The $790 billion stimulus plan is nearing votes in the House and Senate. If all stays on the course, the package of spending programs and tax relief will soon become law with Obama's signature.
"It is time for Congress to act, and I hope they act in a bipartisan fashion," Mr. Obama said of the legislation, which drew little Republican support in the Senate and none in the House. "But no matter how they act, when they do, when they finally pass our plan, I believe it will be a major step forward on our path to economic recovery."
Caterpillar has announced more than 22,000 layoffs because of sliding demand. Mr. Obama said the company would rehire some of the workers when the economic bill becomes law and predicted other companies will have similar stories.

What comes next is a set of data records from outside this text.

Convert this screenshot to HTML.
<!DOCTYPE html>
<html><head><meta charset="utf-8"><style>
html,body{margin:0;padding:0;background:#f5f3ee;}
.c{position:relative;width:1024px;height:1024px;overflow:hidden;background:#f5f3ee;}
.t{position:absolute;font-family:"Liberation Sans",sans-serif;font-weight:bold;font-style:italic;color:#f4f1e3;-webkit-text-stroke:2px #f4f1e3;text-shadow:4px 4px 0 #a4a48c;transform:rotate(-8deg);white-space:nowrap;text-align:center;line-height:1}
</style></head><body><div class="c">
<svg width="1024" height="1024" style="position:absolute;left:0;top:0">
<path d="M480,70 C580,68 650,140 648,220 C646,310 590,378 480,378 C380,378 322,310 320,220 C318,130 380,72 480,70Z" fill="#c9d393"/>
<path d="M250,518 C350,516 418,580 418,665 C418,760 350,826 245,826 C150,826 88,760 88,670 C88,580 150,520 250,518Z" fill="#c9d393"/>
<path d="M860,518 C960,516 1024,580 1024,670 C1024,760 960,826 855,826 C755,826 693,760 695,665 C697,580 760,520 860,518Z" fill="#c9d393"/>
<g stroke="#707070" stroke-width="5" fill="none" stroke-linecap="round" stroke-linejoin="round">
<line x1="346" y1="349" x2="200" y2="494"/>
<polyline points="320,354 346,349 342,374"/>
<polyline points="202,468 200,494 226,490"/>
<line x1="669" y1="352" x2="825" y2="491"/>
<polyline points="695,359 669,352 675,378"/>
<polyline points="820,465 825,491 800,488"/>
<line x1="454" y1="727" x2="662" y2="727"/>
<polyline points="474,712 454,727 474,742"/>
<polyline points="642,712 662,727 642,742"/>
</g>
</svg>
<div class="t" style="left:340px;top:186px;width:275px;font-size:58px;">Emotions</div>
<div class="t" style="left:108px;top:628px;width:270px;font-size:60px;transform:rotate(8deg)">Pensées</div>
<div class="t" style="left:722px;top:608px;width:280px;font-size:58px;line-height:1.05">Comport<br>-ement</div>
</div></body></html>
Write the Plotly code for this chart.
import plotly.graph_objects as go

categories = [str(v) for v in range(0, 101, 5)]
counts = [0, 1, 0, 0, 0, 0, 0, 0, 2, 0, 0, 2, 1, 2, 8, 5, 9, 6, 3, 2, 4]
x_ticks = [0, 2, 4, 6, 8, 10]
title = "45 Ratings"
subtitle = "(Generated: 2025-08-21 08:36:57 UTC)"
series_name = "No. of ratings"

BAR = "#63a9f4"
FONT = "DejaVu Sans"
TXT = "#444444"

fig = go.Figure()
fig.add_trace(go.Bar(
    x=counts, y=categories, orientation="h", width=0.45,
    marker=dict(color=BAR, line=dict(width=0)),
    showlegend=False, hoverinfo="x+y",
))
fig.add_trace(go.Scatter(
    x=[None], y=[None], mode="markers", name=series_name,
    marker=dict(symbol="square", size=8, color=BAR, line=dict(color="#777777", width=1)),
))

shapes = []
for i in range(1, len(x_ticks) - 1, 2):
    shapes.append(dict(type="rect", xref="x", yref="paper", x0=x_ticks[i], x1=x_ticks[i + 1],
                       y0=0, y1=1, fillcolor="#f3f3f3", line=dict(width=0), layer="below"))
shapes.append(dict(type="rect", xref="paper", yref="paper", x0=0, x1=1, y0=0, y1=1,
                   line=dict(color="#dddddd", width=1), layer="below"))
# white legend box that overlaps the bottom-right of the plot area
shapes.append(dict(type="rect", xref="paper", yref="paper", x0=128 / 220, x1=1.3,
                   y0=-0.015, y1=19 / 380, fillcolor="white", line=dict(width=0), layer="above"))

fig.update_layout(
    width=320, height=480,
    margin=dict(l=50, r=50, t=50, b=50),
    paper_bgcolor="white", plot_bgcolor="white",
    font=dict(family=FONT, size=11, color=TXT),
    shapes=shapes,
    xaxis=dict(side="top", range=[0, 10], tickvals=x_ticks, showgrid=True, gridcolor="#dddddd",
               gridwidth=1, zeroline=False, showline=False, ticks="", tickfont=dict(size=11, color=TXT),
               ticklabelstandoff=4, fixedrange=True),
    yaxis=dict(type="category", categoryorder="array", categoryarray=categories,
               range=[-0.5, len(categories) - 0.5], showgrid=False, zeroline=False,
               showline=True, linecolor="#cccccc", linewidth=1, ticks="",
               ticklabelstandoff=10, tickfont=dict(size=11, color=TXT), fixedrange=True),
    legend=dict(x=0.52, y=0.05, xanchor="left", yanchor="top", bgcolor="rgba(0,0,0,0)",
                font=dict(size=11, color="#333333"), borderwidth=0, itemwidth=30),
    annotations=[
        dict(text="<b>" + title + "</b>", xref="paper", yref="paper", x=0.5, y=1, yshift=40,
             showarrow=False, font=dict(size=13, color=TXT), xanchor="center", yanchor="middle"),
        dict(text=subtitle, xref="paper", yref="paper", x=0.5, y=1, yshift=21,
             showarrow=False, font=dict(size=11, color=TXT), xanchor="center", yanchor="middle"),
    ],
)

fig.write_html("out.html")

Shortly after Mr. Obama spoke, Caterpillar Chairman Jim Owens said his company probably will have to lay off more employees before it starts thinking about rehiring. Owens said that even if a stimulus plan passes immediately, it won't have an effect on the economy until late this year or early 2010.
Mr. Obama said his stimulus plan would unleash a wave of construction, innovation and job growth.
"It's about giving people a way to make a living, support their families and live out their dreams," he said. "Americans aren't looking for a handout. They just want to work."
In Washington, Republican Sen. Judd Gregg of New Hampshire abruptly withdrew his nomination to be Mr. Obama's commerce secretary. Gregg cited "irresolvable conflicts" with Mr. Obama's handling of the economic stimulus and the 2010 census.
CBS News chief White House correspondent Chip Reid reports that Mr. Obama told a local Peoria newspaper that Gregg's withdrawal came as "something of a surprise" - one that overshadowed the President's selling the stimulus package at the Caterpillar plant.